#### GOAL
Exclude the pictures, then repeat the remaining data exactly.
_____
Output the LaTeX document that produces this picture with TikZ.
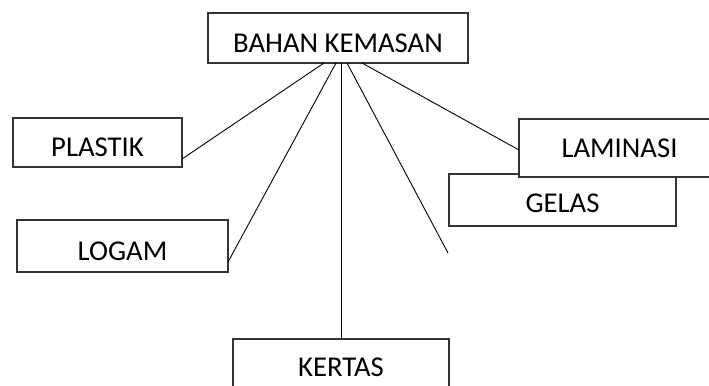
\documentclass[tikz,border=0pt]{standalone}
\usepackage{fontspec}
\setmainfont{Carlito}
\usetikzlibrary{calc}
\begin{document}
\begin{tikzpicture}[x=1bp, y=-1bp,
  box/.style={draw=black!80, line width=1.3bp, fill=white, inner sep=0pt, outer sep=0pt,
    text depth=0pt, font=\fontsize{28.7bp}{34bp}\selectfont},
  link/.style={draw=black, line width=0.9bp}]
  \useasboundingbox (0,0) rectangle (709,385);
  \clip (0,0) rectangle (709,385);

  % category boxes
  \node[box, minimum width=260bp, minimum height=50bp, text height=28bp] (top) at (338,38) {BAHAN KEMASAN};
  \node[box, minimum width=169bp, minimum height=49bp, text height=27bp] (plastik) at (97.5,142.5) {PLASTIK};
  \node[box, minimum width=211bp, minimum height=52bp, text height=28bp] (logam) at (122.5,246) {LOGAM};
  \node[box, minimum width=227bp, minimum height=52bp, text height=24bp] (gelas) at (562.5,200) {GELAS};
  \node[box, minimum width=201bp, minimum height=58bp, text height=18bp] (laminasi) at (619.5,148) {LAMINASI};
  \node[box, minimum width=216bp, minimum height=52bp, text height=22bp] (kertas) at (341,365) {KERTAS};

  % fan of branches from the bottom edge of the main box
  \coordinate (s1) at ($(top.south)+(-14,0)$);
  \coordinate (s2) at ($(top.south)+(-2,0)$);
  \coordinate (s3) at ($(top.south)+(3,0)$);
  \coordinate (s4) at ($(top.south)+(9,0)$);
  \coordinate (s5) at ($(top.south)+(24,0)$);
  \coordinate (loose) at (448,253);

  \draw[link] (s1) -- ($(plastik.south east)+(0,-8)$);
  \draw[link] (s2) -- ($(logam.south east)+(0,-10)$);
  \draw[link] (s3) -- (kertas.north);
  \draw[link] (s4) -- (loose);
  \draw[link] (s5) -- ($(laminasi.west)+(0,2)$);
\end{tikzpicture}
\end{document}
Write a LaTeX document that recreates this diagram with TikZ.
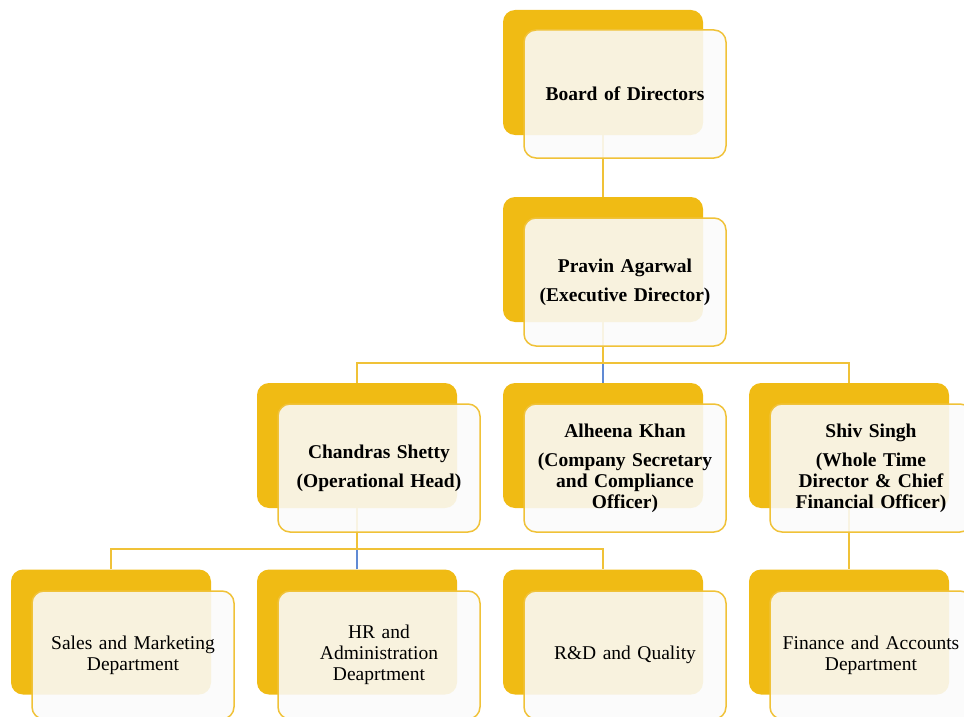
_____
#### ANSWER BELOW
Output the LaTeX document that produces this picture with TikZ.
\documentclass[tikz,border=0pt]{standalone}
\usepackage{fontspec}
\setmainfont{Carlito}
\usetikzlibrary{calc}
\begin{document}
\begin{tikzpicture}[x=1bp, y=-1bp,
  box/.style={draw=black!80, line width=1.3bp, fill=white, inner sep=0pt, outer sep=0pt,
    text depth=0pt, font=\fontsize{28.7bp}{34bp}\selectfont},
  link/.style={draw=black, line width=0.9bp}]
  \useasboundingbox (0,0) rectangle (709,385);
  \clip (0,0) rectangle (709,385);

  % category boxes
  \node[box, minimum width=260bp, minimum height=50bp, text height=28bp] (top) at (338,38) {BAHAN KEMASAN};
  \node[box, minimum width=169bp, minimum height=49bp, text height=27bp] (plastik) at (97.5,142.5) {PLASTIK};
  \node[box, minimum width=211bp, minimum height=52bp, text height=28bp] (logam) at (122.5,246) {LOGAM};
  \node[box, minimum width=227bp, minimum height=52bp, text height=24bp] (gelas) at (562.5,200) {GELAS};
  \node[box, minimum width=201bp, minimum height=58bp, text height=18bp] (laminasi) at (619.5,148) {LAMINASI};
  \node[box, minimum width=216bp, minimum height=52bp, text height=22bp] (kertas) at (341,365) {KERTAS};

  % fan of branches from the bottom edge of the main box
  \coordinate (s1) at ($(top.south)+(-14,0)$);
  \coordinate (s2) at ($(top.south)+(-2,0)$);
  \coordinate (s3) at ($(top.south)+(3,0)$);
  \coordinate (s4) at ($(top.south)+(9,0)$);
  \coordinate (s5) at ($(top.south)+(24,0)$);
  \coordinate (loose) at (448,253);

  \draw[link] (s1) -- ($(plastik.south east)+(0,-8)$);
  \draw[link] (s2) -- ($(logam.south east)+(0,-10)$);
  \draw[link] (s3) -- (kertas.north);
  \draw[link] (s4) -- (loose);
  \draw[link] (s5) -- ($(laminasi.west)+(0,2)$);
\end{tikzpicture}
\end{document}
Write a LaTeX document that recreates this diagram with TikZ.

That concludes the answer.